As the world is going global, the prospect of international real estate practice has also captured the attention of many real estate practices. Attorneys interested in this field develop legal knowledge and diplomacy skills. One the one hand, the practice of international law requires the cultural skills for dealing parties from different legal systems and norms; on the other hand, the practice of real estate law requires an intimate knowledge of local laws, norms, and practices. Experience in international real estate transactions will lead an attorney to become in demand in various settings including corporate, banking and securities, tax, labor and employment, and mergers and acquisitions.
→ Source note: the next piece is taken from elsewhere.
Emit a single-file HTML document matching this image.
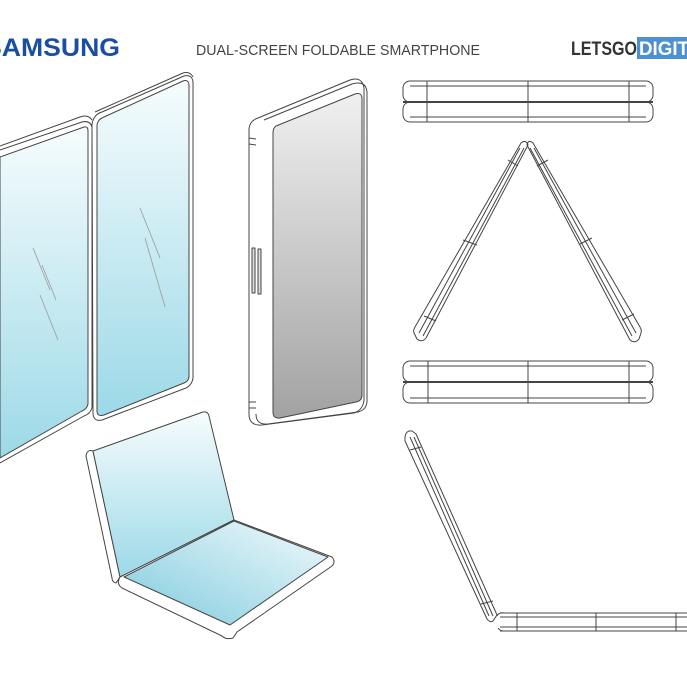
<!DOCTYPE html>
<html><head><meta charset="utf-8"><style>
html,body{margin:0;padding:0;background:#fff;}
svg{display:block;}
</style></head><body>
<svg width="687" height="673" viewBox="0 0 687 673" xmlns="http://www.w3.org/2000/svg">
<defs>
<linearGradient id="blue" x1="0" y1="0" x2="0" y2="1">
<stop offset="0" stop-color="#f6fcfd"/><stop offset="1" stop-color="#9cd9e7"/></linearGradient>
<linearGradient id="blue2" x1="1" y1="0" x2="0" y2="1">
<stop offset="0" stop-color="#f2fafc"/><stop offset="1" stop-color="#7fcbde"/></linearGradient>
<linearGradient id="gray" x1="0" y1="0" x2="0" y2="1">
<stop offset="0" stop-color="#f0f0f0"/><stop offset="1" stop-color="#a2a2a2"/></linearGradient>
</defs>
<g font-family="Liberation Sans, sans-serif">
<text x="-16" y="56" font-size="25" font-weight="bold" fill="#1a4ea0" textLength="136" lengthAdjust="spacingAndGlyphs">SAMSUNG</text>
<text x="196" y="55" font-size="15" fill="#444" textLength="284" lengthAdjust="spacingAndGlyphs">DUAL-SCREEN FOLDABLE SMARTPHONE</text>
<text x="571" y="55" font-size="19" font-weight="bold" fill="#333" textLength="66" lengthAdjust="spacingAndGlyphs">LETSGO</text>
<rect x="637" y="37" width="52" height="22" fill="#4a90d2"/>
<text x="639" y="55" font-size="19" font-weight="bold" fill="#fff" textLength="50" lengthAdjust="spacingAndGlyphs">DIGIT</text>
</g>
<g stroke="#444" stroke-width="1" fill="none" stroke-linejoin="round">
<path d="M0,150 L82,122 Q90,120 92,127 L92,408 Q90,414 84,416 L0,463" fill="#fff"/>
<path d="M0,157 L84,127 Q88,126 88,131 L88,404 Q87,409 82,411 L0,458 Z" fill="url(#blue)"/>
<path d="M92,124 Q94,114 102,112 L184,76 Q192,74 193,82 L193,378 Q192,385 186,388 L102,420 Q94,422 93,414 Z" fill="#fff"/>
<path d="M97,125 Q98,119 104,117 L183,81 Q189,79 189,86 L189,376 Q189,381 184,383 L104,415 Q97,417 97,411 Z" fill="url(#blue)"/>
<path d="M0,146 L80,117 Q88,114 92,120" />
<path d="M95,112 L183,73 Q190,71 193,77"/>
<g stroke="#999" stroke-width="0.8"><line x1="33" y1="248" x2="50" y2="290"/><line x1="42" y1="265" x2="56" y2="300"/><line x1="40" y1="295" x2="58" y2="340"/><line x1="140" y1="208" x2="160" y2="258"/><line x1="145" y1="238" x2="165" y2="307"/></g>
<path d="M258,118 L350,80 Q362,76 364,88 L364,400 Q363,410 354,413 L262,425 Q249,426 249,414 L249,130 Q249,121 258,118 Z" fill="#fff"/>
<path d="M264,120 L352,84 Q366,80 367,92 L367,402 Q366,410 358,412 L268,424 Q256,425 256,414" />
<path d="M276,126 L355,94 Q362,92 362,99 L362,395 Q362,401 356,402 L280,418 Q273,419 273,412 L273,133 Q273,128 276,126 Z" fill="url(#gray)"/>
<line x1="249" y1="138" x2="256" y2="139"/><line x1="249" y1="144" x2="256" y2="145"/>
<line x1="249" y1="402" x2="256" y2="402"/><line x1="249" y1="408" x2="256" y2="408"/>
<rect x="252" y="248" width="3" height="45" fill="#ddd"/><rect x="258" y="249" width="3" height="45" fill="#ddd"/>
<rect x="403" y="81" width="250" height="21" rx="7"/>
<rect x="403" y="102" width="250" height="20" rx="7"/>
<line x1="403" y1="102" x2="653" y2="102" stroke-width="2"/>
<line x1="410" y1="86" x2="646" y2="86"/><line x1="410" y1="117" x2="646" y2="117"/>
<line x1="427" y1="81" x2="427" y2="122"/><line x1="528" y1="81" x2="528" y2="122"/><line x1="629" y1="81" x2="629" y2="122"/>
<rect x="403" y="361" width="250" height="21" rx="7"/>
<rect x="403" y="382" width="250" height="21" rx="7"/>
<line x1="403" y1="382" x2="653" y2="382" stroke-width="2"/>
<line x1="410" y1="366" x2="646" y2="366"/><line x1="410" y1="398" x2="646" y2="398"/>
<line x1="428" y1="361" x2="428" y2="403"/><line x1="528" y1="361" x2="528" y2="403"/><line x1="629" y1="361" x2="629" y2="403"/>
<path d="M521,143 Q526,139 528,145 L426,338 Q422,343 417,339 L414,333 Q413,330 415,327 Z"/>
<line x1="520" y1="148" x2="419" y2="333"/><line x1="524" y1="148" x2="423" y2="336"/>
<line x1="508" y1="160" x2="518" y2="166"/><line x1="463" y1="240" x2="477" y2="245"/><line x1="424" y1="316" x2="436" y2="321"/>
<path d="M533,143 Q528,139 527,145 L630,340 Q635,344 639,339 L641,333 Q642,330 640,327 Z"/>
<line x1="534" y1="148" x2="636" y2="333"/><line x1="530" y1="148" x2="632" y2="336"/>
<line x1="537" y1="166" x2="548" y2="160"/><line x1="580" y1="244" x2="592" y2="238"/><line x1="622" y1="320" x2="634" y2="314"/>
<path d="M405,437 Q406,430 412,431 L416,434 L497,615 L493,621 Q490,623 487,619 L405,441 Z"/>
<line x1="410" y1="437" x2="489" y2="616"/><line x1="414" y1="437" x2="493" y2="616"/>
<line x1="410" y1="450" x2="421" y2="447"/><line x1="481" y1="604" x2="493" y2="601"/>
<path d="M500,613 L687,613 M500,631 L687,631 M497,616 Q499,612 504,613 M498,628 Q500,631 504,631"/>
<line x1="500" y1="617" x2="687" y2="617"/><line x1="500" y1="627" x2="687" y2="627"/>
<line x1="517" y1="613" x2="517" y2="631"/><line x1="596" y1="613" x2="596" y2="631"/><line x1="676" y1="613" x2="676" y2="631"/>
<path d="M86,456 Q87,449 93,451 L120,577 L116,583 Q112,582 112,578 Z" fill="#fff"/>
<path d="M93,451 L203,412 Q208,411 209,416 L234,520 L120,577 Z" fill="url(#blue)"/>
<path d="M120,577 L234,520 L332,557 Q336,562 332,566 L237,632 L233,638 Q226,640 222,636 L122,588 Q116,584 120,577 Z" fill="#fff"/>
<path d="M124,577 L234,521 L328,557 L230,625 Z" fill="url(#blue2)"/>
</g>
</svg>
</body></html>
There is one important “con” to consider, however. When real estate is “hot,” the practice is highly lucrative. But when it is not—real estate practice and opportunities often slide down with it. Just as real estate is dependent on the market, the practice is also dependent. Certain cities will have more matters than others; and when economic times are good, there will be work to do. The “pros” might be worth it though: banks and escrow companies are not open on weekends, nor past 5:00, which means that real estate attorneys generally get to have dinner.
Real estate is a constantly changing industry and environment, cyclical with the overall economy. With proper planning, this is a rewarding career path career path. Not only is it an interesting specialty for legal practice, but also could stand you in good stead if you decide to make career changes down the road in the real estate industry.
If you are considering this practice area, consider:
- Connecting with real estate attorneys and seeking CLE materials focusing on real estate practice
- Develop relationships with other professionals in the real estate industry (from surveyors to agents)
- Learn how to draft contracts and conduct due diligence
- Learn about local zoning processes and your local rules
- Speak the language of the industry and learn about the business of real estate
Qualities necessary to ensure success in this practice area include attention to detail, the ability to anticipate issues, and the ability to provide guidance to clients to help navigate and close a transaction. The ability to juggle competing demands is also important, since many lawyers find themselves working on multiple projects at the same time and need to effectively prioritize their daily workload so that they do not miss critical deadlines. And as this is often a deal heavy practice, remember—work the skills required to close the deal.